The American flag flies above the Utah State Capitol Building in Salt Lake City, Utah. The Utah Legislature is one of the more conservative state legislatures in the country. (Porter Chelson)

Proposed bill HB149 would create a new child abuse offender registry similar to the current sex offender registry. If it passes, felons convicted of child abuse, child endangerment and human trafficking would have to register with the Department of Corrections.

The registry will function like the state’s sex offender registry, an online database that allows the public to search a list of sex offenders in their area with the offenders’ crimes and addresses.

Rep. Derrin Owens, R-Fountain Green, sponsored the bill. Owens works as a school counselor at Juab High School and said he sees the effects of unchecked child abuse in teenagers.

Owens calls HB149 “Miley’s Bill” after Miley White. The 3-year-old was abused and almost killed by her father and now suffers from shaken baby syndrome.

“I’ve always wondered why you have a registry for sexual offenses and not for other child abuse,” Owens said. “They don’t have a voice without adults looking out for them.”

Jennifer Weindorf, deputy compact administrator for the Interstate Commission for Adult Offender Supervision, said both adults and juveniles can be added to the sex offender registry, depending on the offense. She said offenders can get on the list if they’re “incarcerated, under supervision or have completed supervision depending on the crime.”

Owens added that the child abuser registry would be similar to the sex offender registry in that the only people who would go on the child abuser registry would be those who have committed felonies and are currently incarcerated or on probation or parole.

Once an offender’s parole or probation is up they are eligible — but not guaranteed — to come off the list depending on their specific case.

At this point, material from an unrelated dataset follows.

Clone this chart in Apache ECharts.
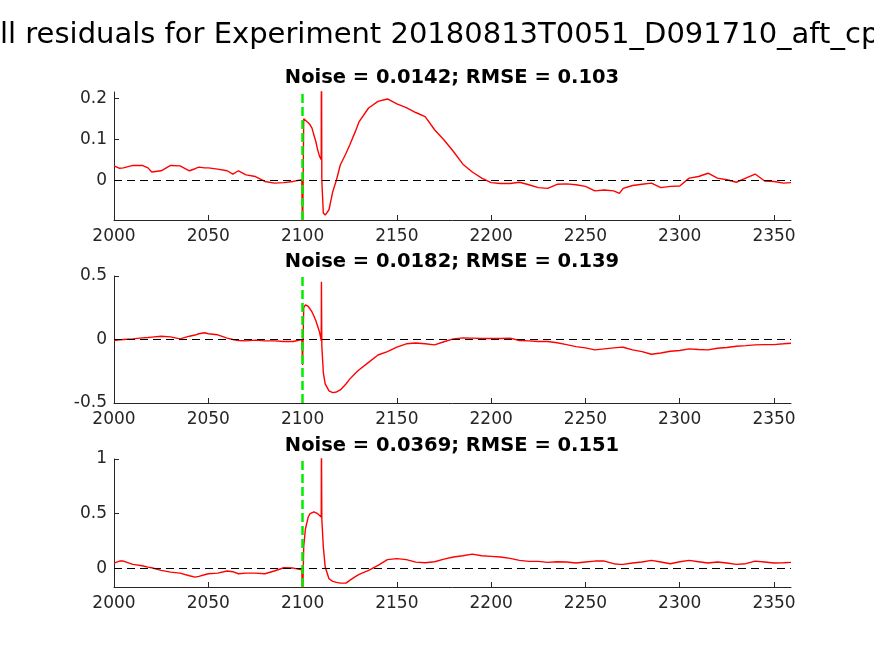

First degree felons will be on the list for life, like Miley’s father.

Although the new registry would operate on its own website, it would use the same database and format as the sex offender registry, saving taxpayers from the cost of a new database.

BYU student Mackenzie Sinclair, 22, said she has reservations about the bill.

“I feel like CPS probably checks in on families that have had a history of problems and having all the neighbors know would probably have a negative effect on the children, not a positive one,” Sinclair said.

According to Provo City crime reports there have been at least two incidents of sexual abuse of a child reported within just a few miles of BYU in the last month.

Owens said he hopes the registry will save children from abuse.

“We won’t know how many, but if it saves even one, it’s worth it,” Owens said.